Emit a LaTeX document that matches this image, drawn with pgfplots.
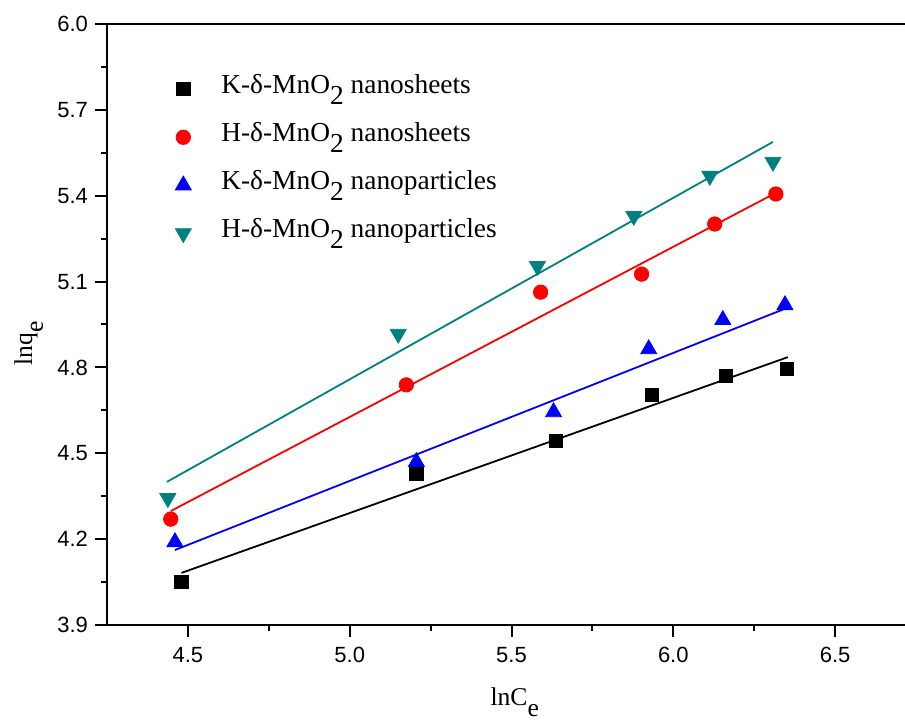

==

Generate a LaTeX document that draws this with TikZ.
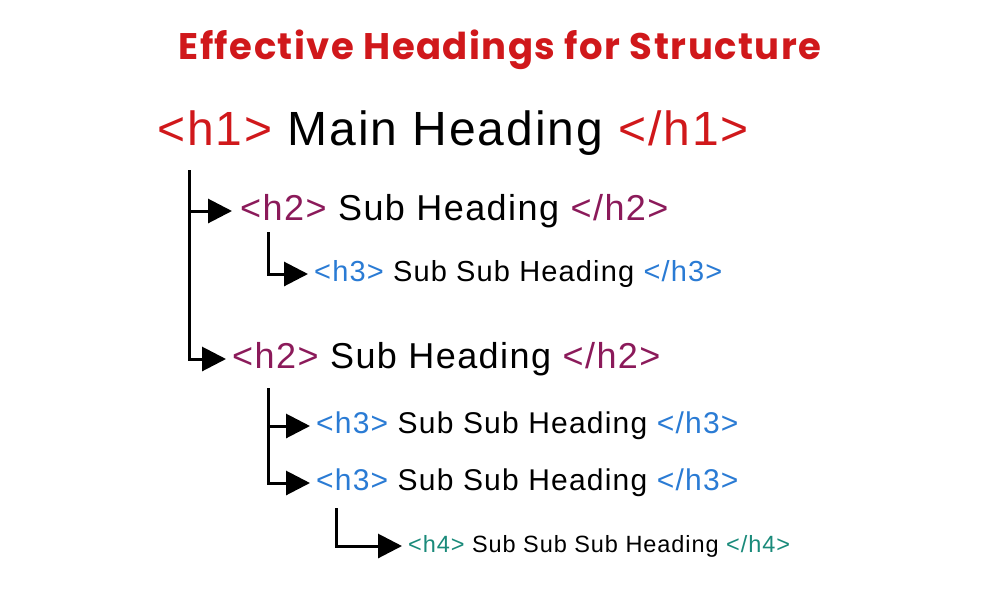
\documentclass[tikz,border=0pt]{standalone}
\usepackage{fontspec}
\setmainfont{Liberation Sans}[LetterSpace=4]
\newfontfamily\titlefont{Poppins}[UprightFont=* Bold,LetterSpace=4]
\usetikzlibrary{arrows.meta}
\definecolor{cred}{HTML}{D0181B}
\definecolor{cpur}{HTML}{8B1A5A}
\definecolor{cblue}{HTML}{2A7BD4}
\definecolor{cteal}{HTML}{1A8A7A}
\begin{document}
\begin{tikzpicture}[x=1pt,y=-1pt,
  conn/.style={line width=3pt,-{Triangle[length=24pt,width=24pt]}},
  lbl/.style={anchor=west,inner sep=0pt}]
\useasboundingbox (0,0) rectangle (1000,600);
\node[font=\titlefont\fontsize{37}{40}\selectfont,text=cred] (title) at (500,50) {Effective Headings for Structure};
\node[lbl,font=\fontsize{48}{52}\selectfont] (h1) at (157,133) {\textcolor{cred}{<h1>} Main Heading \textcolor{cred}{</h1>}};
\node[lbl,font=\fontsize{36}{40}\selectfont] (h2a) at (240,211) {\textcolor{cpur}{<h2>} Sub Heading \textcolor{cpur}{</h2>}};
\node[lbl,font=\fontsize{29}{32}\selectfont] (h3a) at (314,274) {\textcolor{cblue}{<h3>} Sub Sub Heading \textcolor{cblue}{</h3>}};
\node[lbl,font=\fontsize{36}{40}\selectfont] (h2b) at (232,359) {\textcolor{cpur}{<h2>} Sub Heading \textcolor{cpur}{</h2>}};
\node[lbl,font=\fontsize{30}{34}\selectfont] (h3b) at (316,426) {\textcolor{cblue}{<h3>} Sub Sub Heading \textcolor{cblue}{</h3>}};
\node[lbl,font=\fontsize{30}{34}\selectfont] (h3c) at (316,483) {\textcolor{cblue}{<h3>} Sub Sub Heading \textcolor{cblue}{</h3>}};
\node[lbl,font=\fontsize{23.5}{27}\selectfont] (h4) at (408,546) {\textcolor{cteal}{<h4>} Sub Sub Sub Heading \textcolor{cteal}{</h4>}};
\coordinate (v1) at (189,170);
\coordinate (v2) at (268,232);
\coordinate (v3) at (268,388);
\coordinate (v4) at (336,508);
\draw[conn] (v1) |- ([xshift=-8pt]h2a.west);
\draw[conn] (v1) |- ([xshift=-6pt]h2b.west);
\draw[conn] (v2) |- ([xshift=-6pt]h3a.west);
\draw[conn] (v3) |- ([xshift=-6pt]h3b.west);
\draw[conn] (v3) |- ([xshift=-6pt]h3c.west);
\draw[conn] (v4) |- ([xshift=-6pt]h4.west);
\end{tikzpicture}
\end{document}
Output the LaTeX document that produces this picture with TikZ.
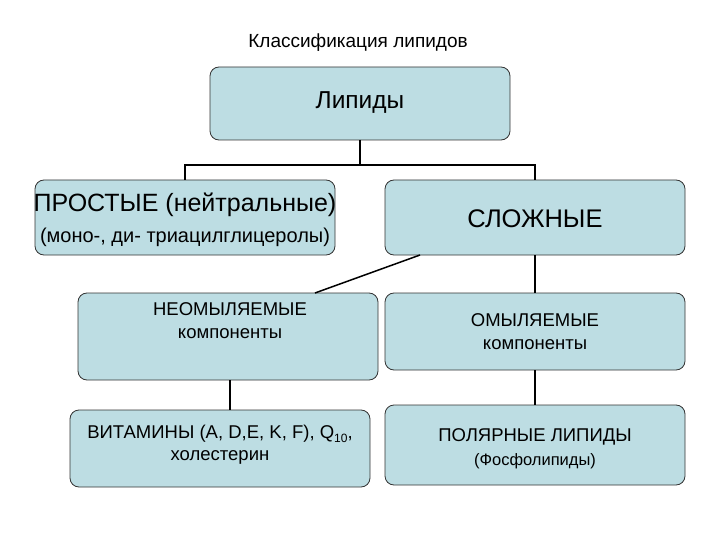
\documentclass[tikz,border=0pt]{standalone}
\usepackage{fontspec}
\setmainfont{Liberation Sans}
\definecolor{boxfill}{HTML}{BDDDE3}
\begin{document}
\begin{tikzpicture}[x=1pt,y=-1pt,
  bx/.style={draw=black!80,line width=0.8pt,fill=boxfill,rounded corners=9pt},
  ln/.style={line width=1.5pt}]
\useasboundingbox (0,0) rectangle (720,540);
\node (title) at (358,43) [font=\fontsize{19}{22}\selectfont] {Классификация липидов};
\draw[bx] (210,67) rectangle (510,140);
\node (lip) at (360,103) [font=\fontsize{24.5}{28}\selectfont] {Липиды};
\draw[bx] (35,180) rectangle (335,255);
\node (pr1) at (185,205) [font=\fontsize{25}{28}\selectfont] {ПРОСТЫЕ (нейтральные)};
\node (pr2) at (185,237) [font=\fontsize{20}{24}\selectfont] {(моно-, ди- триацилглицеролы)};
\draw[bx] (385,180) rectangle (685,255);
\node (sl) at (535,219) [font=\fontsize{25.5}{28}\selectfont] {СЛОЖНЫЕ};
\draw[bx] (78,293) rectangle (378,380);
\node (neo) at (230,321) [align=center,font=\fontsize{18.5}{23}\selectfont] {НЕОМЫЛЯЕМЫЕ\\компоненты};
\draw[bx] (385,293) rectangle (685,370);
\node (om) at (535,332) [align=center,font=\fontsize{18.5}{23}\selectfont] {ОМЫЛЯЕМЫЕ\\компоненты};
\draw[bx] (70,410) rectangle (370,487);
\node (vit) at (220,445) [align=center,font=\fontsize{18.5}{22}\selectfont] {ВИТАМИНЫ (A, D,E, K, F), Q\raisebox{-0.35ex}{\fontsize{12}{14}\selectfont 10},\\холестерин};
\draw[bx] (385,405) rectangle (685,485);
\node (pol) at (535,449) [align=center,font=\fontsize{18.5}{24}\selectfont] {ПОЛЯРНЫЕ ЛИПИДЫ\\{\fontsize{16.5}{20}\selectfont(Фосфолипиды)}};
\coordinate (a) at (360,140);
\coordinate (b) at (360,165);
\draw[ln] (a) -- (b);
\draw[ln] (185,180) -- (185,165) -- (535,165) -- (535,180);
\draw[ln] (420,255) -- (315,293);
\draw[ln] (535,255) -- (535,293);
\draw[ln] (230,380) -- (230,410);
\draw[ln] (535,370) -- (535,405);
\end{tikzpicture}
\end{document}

- _YOUR OBJECTIVE_
Search the material above for "that". Pull out each line where it shows up.

- _RESPONSE TO THIS TASK_
Emit a LaTeX document that matches this image, drawn with pgfplots.
Generate a LaTeX document that draws this with TikZ.
Output the LaTeX document that produces this picture with TikZ.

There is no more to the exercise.